● Exercise requirements: Your task is to copy the listing exactly. Drop any pictures from the copy.

_ _ _

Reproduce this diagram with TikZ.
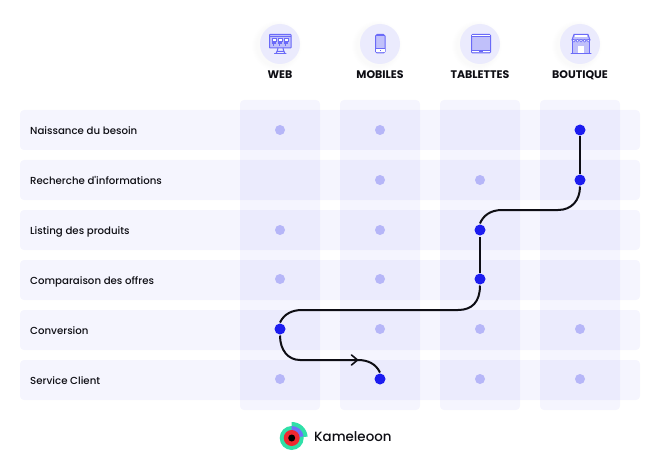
\documentclass[tikz,border=0pt]{standalone}
\usepackage{fontspec}
\setmainfont{Poppins}
\newfontfamily\lblfont{Poppins Medium}
\newfontfamily\hdfont{Poppins Bold}
\definecolor{dotblue}{HTML}{1C1CF0}
\definecolor{dotpale}{HTML}{B6B6F8}
\definecolor{tint}{HTML}{2020F0}
\definecolor{discfill}{HTML}{EBEBFD}
\definecolor{iconline}{HTML}{6A6AF8}
\definecolor{iconfill}{HTML}{C0C0FA}
\definecolor{ink}{HTML}{0E0E14}
\definecolor{kteal}{HTML}{2FE0A8}
\definecolor{kred}{HTML}{F02830}
\definecolor{kviolet}{HTML}{7070F8}
\tikzset{
  x=1pt,y=-1pt,
  band/.style={fill=tint,fill opacity=.042,draw=none,rounded corners=4pt},
  paledot/.style={circle,fill=dotpale,minimum size=10pt,inner sep=0pt},
  bluedot/.style={circle,fill=dotblue,minimum size=11pt,inner sep=0pt,outer sep=1pt},
  wire/.style={draw=ink,line width=2pt},
  rowlabel/.style={anchor=base west,inner sep=0pt,font=\lblfont\fontsize{10.2}{12}\selectfont,text=ink},
  collabel/.style={anchor=base,inner sep=0pt,font=\hdfont\fontsize{11}{12}\selectfont,text=ink},
  disc/.style={circle,fill=discfill,minimum size=40pt,inner sep=0pt},
  icon/.style={draw=iconline,line width=1pt,fill=white},
  iconf/.style={draw=iconline,line width=1pt,fill=iconfill},
}
\begin{document}
\begin{tikzpicture}
\useasboundingbox (0,0) rectangle (665,460);
\fill[white] (0,0) rectangle (665,460);
% bands
\foreach \y in {110,160,210,260,310,360}
  \path[band] (20,\y) rectangle (640,\y+40);
\foreach \x in {240,340,440,540}
  \path[band] (\x,100) rectangle (\x+80,410);
% labels
\node[rowlabel] (l1) at (30,134.3) {Naissance du besoin};
\node[rowlabel] (l2) at (30,184.3) {Recherche d'informations};
\node[rowlabel] (l3) at (30,234.3) {Listing des produits};
\node[rowlabel] (l4) at (30,284.3) {Comparaison des offres};
\node[rowlabel] (l5) at (30,334.3) {Conversion};
\node[rowlabel] (l6) at (30,384.3) {Service Client};
% header discs with soft shadow
\foreach \x/\n in {280/dw,380/dm,480/dt,580/db}{
  \foreach \r in {25,24,23,22,21}
    \fill[black,opacity=.005] (\x-3,46) circle (\r);
  \node[disc] (\n) at (\x,44) {};
}
\node[collabel] (cw) at (280,78.2) {WEB};
\node[collabel] (cm) at (380,78.2) {MOBILES};
\node[collabel] (ct) at (480,78.2) {TABLETTES};
\node[collabel] (cb) at (580,78.2) {BOUTIQUE};
% web icon
\draw[iconf,rounded corners=.5pt] (269.5,34.5) rectangle (291,48);
\draw[iconline,line width=1pt] (269.5,36.5) -- (291,36.5);
\foreach \x in {272,278,284}{
  \fill[white,draw=iconline,line width=.8pt] (\x,38.5) rectangle (\x+4,41.5);
  \fill[iconline] (\x,42.5) rectangle (\x+4,44.5);
  \fill[iconline] (\x+.7,44.5) rectangle (\x+2.2,46);
}
\draw[iconline,line width=1pt] (278,48) -- (277,52) (283,48) -- (284,52);
\draw[iconline,line width=1pt,line cap=round] (274.5,53.5) -- (286,53.5);
\draw[iconline,line width=1pt] (276,53.5) -- (277,51.5) -- (284,51.5) -- (285,53.5);
% mobile icon
\draw[iconf,rounded corners=1.5pt] (375.5,34.5) rectangle (385,53);
\draw[iconline,line width=1pt] (375.5,36) -- (385,36) (375.5,49) -- (385,49);
\fill[white] (376,49.5) rectangle (384.5,52.5);
\fill[iconline] (379.5,50.5) rectangle (381,51.5);
% tablet icon
\draw[iconf,rounded corners=1pt] (471.5,34.5) rectangle (490.5,53);
\fill[white] (472,35) rectangle (490,37);
\fill[white] (472,50.5) rectangle (490,52.5);
\draw[iconline,line width=1pt] (471.5,37) -- (490.5,37) (471.5,50.5) -- (490.5,50.5);
\fill[iconline] (479,51) rectangle (483,52);
% boutique icon
\draw[iconf] (572.5,40) rectangle (589.5,53.5);
\draw[iconf] (574,34.5) -- (588,34.5) -- (590,40) -- (572,40) -- cycle;
\fill[white] (575,35.2) rectangle (587,36.7);
\foreach \x in {573.8,577.4,581,584.6,588.2}
  \fill[white,draw=iconline,line width=.5pt] (\x,40.7) circle (1.4);
\fill[white] (578,46) rectangle (584,53);
\draw[iconline,line width=1pt,line cap=round] (571,53.7) -- (591,53.7);
% dots
\foreach \x/\y/\n in {280/130/p1,380/130/p2,380/180/p3,480/180/p4,280/230/p5,380/230/p6,
  280/279/p7,380/279/p8,380/329/p9,480/329/p10,580/329/p11,280/379/p12,480/379/p13,580/379/p14}
  \node[paledot] (\n) at (\x,\y) {};
\node[bluedot] (n1) at (580,130) {};
\node[bluedot] (n2) at (580,180) {};
\node[bluedot] (n3) at (480,230) {};
\node[bluedot] (n4) at (480,279) {};
\node[bluedot] (n5) at (280,329) {};
\node[bluedot] (n6) at (380,379) {};
% connectors
\coordinate (a1) at (558,210);
\coordinate (a2) at (502,210);
\coordinate (b1) at (458,310);
\coordinate (b2) at (302,310);
\coordinate (c1) at (300,360);
\coordinate (c2) at (358,360);
\draw[wire] (n1) -- (n2);
\draw[wire] (n2.south) .. controls (580,200) and (572,210) .. (a1) -- (a2) .. controls (490,210) and (483,216) .. (n3.north);
\draw[wire] (n3) -- (n4);
\draw[wire] (n4.south) .. controls (480,302) and (472,310) .. (b1) -- (b2) .. controls (292,310) and (284,314) .. (n5.north);
\draw[wire] (n5.south) .. controls (280,350) and (288,360) .. (c1) -- (c2) .. controls (368,360) and (376,364) .. (n6.north);
\draw[draw=ink,line width=1.6pt,line cap=round,line join=miter] (351.5,355) -- (357.5,360) -- (351.5,365);
% logo
\begin{scope}[shift={(291.7,438)},x=1pt,y=1pt]
  \fill[kteal] (0,0) circle (12pt);
  \fill[kteal] (0,0) -- (0,16pt) arc[start angle=90,end angle=5,radius=16pt] -- cycle;
  \fill[kviolet] (0,0) -- (0,12pt) arc[start angle=90,end angle=8,radius=12pt] -- cycle;
  \fill[kred] (0,0) circle (8pt);
  \fill[black] (0,0) circle (3.5pt);
\end{scope}
\node[anchor=base west,inner sep=0pt,font=\lblfont\fontsize{13.4}{16}\selectfont,text=ink] (logo) at (314,441.5) {Kameleoon};
\end{tikzpicture}
\end{document}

_ _ _

● Solution to the exercise:
Reproduce this diagram with TikZ.
\documentclass[tikz,border=0pt]{standalone}
\usepackage{fontspec}
\setmainfont{Poppins}
\newfontfamily\lblfont{Poppins Medium}
\newfontfamily\hdfont{Poppins Bold}
\definecolor{dotblue}{HTML}{1C1CF0}
\definecolor{dotpale}{HTML}{B6B6F8}
\definecolor{tint}{HTML}{2020F0}
\definecolor{discfill}{HTML}{EBEBFD}
\definecolor{iconline}{HTML}{6A6AF8}
\definecolor{iconfill}{HTML}{C0C0FA}
\definecolor{ink}{HTML}{0E0E14}
\definecolor{kteal}{HTML}{2FE0A8}
\definecolor{kred}{HTML}{F02830}
\definecolor{kviolet}{HTML}{7070F8}
\tikzset{
  x=1pt,y=-1pt,
  band/.style={fill=tint,fill opacity=.042,draw=none,rounded corners=4pt},
  paledot/.style={circle,fill=dotpale,minimum size=10pt,inner sep=0pt},
  bluedot/.style={circle,fill=dotblue,minimum size=11pt,inner sep=0pt,outer sep=1pt},
  wire/.style={draw=ink,line width=2pt},
  rowlabel/.style={anchor=base west,inner sep=0pt,font=\lblfont\fontsize{10.2}{12}\selectfont,text=ink},
  collabel/.style={anchor=base,inner sep=0pt,font=\hdfont\fontsize{11}{12}\selectfont,text=ink},
  disc/.style={circle,fill=discfill,minimum size=40pt,inner sep=0pt},
  icon/.style={draw=iconline,line width=1pt,fill=white},
  iconf/.style={draw=iconline,line width=1pt,fill=iconfill},
}
\begin{document}
\begin{tikzpicture}
\useasboundingbox (0,0) rectangle (665,460);
\fill[white] (0,0) rectangle (665,460);
% bands
\foreach \y in {110,160,210,260,310,360}
  \path[band] (20,\y) rectangle (640,\y+40);
\foreach \x in {240,340,440,540}
  \path[band] (\x,100) rectangle (\x+80,410);
% labels
\node[rowlabel] (l1) at (30,134.3) {Naissance du besoin};
\node[rowlabel] (l2) at (30,184.3) {Recherche d'informations};
\node[rowlabel] (l3) at (30,234.3) {Listing des produits};
\node[rowlabel] (l4) at (30,284.3) {Comparaison des offres};
\node[rowlabel] (l5) at (30,334.3) {Conversion};
\node[rowlabel] (l6) at (30,384.3) {Service Client};
% header discs with soft shadow
\foreach \x/\n in {280/dw,380/dm,480/dt,580/db}{
  \foreach \r in {25,24,23,22,21}
    \fill[black,opacity=.005] (\x-3,46) circle (\r);
  \node[disc] (\n) at (\x,44) {};
}
\node[collabel] (cw) at (280,78.2) {WEB};
\node[collabel] (cm) at (380,78.2) {MOBILES};
\node[collabel] (ct) at (480,78.2) {TABLETTES};
\node[collabel] (cb) at (580,78.2) {BOUTIQUE};
% web icon
\draw[iconf,rounded corners=.5pt] (269.5,34.5) rectangle (291,48);
\draw[iconline,line width=1pt] (269.5,36.5) -- (291,36.5);
\foreach \x in {272,278,284}{
  \fill[white,draw=iconline,line width=.8pt] (\x,38.5) rectangle (\x+4,41.5);
  \fill[iconline] (\x,42.5) rectangle (\x+4,44.5);
  \fill[iconline] (\x+.7,44.5) rectangle (\x+2.2,46);
}
\draw[iconline,line width=1pt] (278,48) -- (277,52) (283,48) -- (284,52);
\draw[iconline,line width=1pt,line cap=round] (274.5,53.5) -- (286,53.5);
\draw[iconline,line width=1pt] (276,53.5) -- (277,51.5) -- (284,51.5) -- (285,53.5);
% mobile icon
\draw[iconf,rounded corners=1.5pt] (375.5,34.5) rectangle (385,53);
\draw[iconline,line width=1pt] (375.5,36) -- (385,36) (375.5,49) -- (385,49);
\fill[white] (376,49.5) rectangle (384.5,52.5);
\fill[iconline] (379.5,50.5) rectangle (381,51.5);
% tablet icon
\draw[iconf,rounded corners=1pt] (471.5,34.5) rectangle (490.5,53);
\fill[white] (472,35) rectangle (490,37);
\fill[white] (472,50.5) rectangle (490,52.5);
\draw[iconline,line width=1pt] (471.5,37) -- (490.5,37) (471.5,50.5) -- (490.5,50.5);
\fill[iconline] (479,51) rectangle (483,52);
% boutique icon
\draw[iconf] (572.5,40) rectangle (589.5,53.5);
\draw[iconf] (574,34.5) -- (588,34.5) -- (590,40) -- (572,40) -- cycle;
\fill[white] (575,35.2) rectangle (587,36.7);
\foreach \x in {573.8,577.4,581,584.6,588.2}
  \fill[white,draw=iconline,line width=.5pt] (\x,40.7) circle (1.4);
\fill[white] (578,46) rectangle (584,53);
\draw[iconline,line width=1pt,line cap=round] (571,53.7) -- (591,53.7);
% dots
\foreach \x/\y/\n in {280/130/p1,380/130/p2,380/180/p3,480/180/p4,280/230/p5,380/230/p6,
  280/279/p7,380/279/p8,380/329/p9,480/329/p10,580/329/p11,280/379/p12,480/379/p13,580/379/p14}
  \node[paledot] (\n) at (\x,\y) {};
\node[bluedot] (n1) at (580,130) {};
\node[bluedot] (n2) at (580,180) {};
\node[bluedot] (n3) at (480,230) {};
\node[bluedot] (n4) at (480,279) {};
\node[bluedot] (n5) at (280,329) {};
\node[bluedot] (n6) at (380,379) {};
% connectors
\coordinate (a1) at (558,210);
\coordinate (a2) at (502,210);
\coordinate (b1) at (458,310);
\coordinate (b2) at (302,310);
\coordinate (c1) at (300,360);
\coordinate (c2) at (358,360);
\draw[wire] (n1) -- (n2);
\draw[wire] (n2.south) .. controls (580,200) and (572,210) .. (a1) -- (a2) .. controls (490,210) and (483,216) .. (n3.north);
\draw[wire] (n3) -- (n4);
\draw[wire] (n4.south) .. controls (480,302) and (472,310) .. (b1) -- (b2) .. controls (292,310) and (284,314) .. (n5.north);
\draw[wire] (n5.south) .. controls (280,350) and (288,360) .. (c1) -- (c2) .. controls (368,360) and (376,364) .. (n6.north);
\draw[draw=ink,line width=1.6pt,line cap=round,line join=miter] (351.5,355) -- (357.5,360) -- (351.5,365);
% logo
\begin{scope}[shift={(291.7,438)},x=1pt,y=1pt]
  \fill[kteal] (0,0) circle (12pt);
  \fill[kteal] (0,0) -- (0,16pt) arc[start angle=90,end angle=5,radius=16pt] -- cycle;
  \fill[kviolet] (0,0) -- (0,12pt) arc[start angle=90,end angle=8,radius=12pt] -- cycle;
  \fill[kred] (0,0) circle (8pt);
  \fill[black] (0,0) circle (3.5pt);
\end{scope}
\node[anchor=base west,inner sep=0pt,font=\lblfont\fontsize{13.4}{16}\selectfont,text=ink] (logo) at (314,441.5) {Kameleoon};
\end{tikzpicture}
\end{document}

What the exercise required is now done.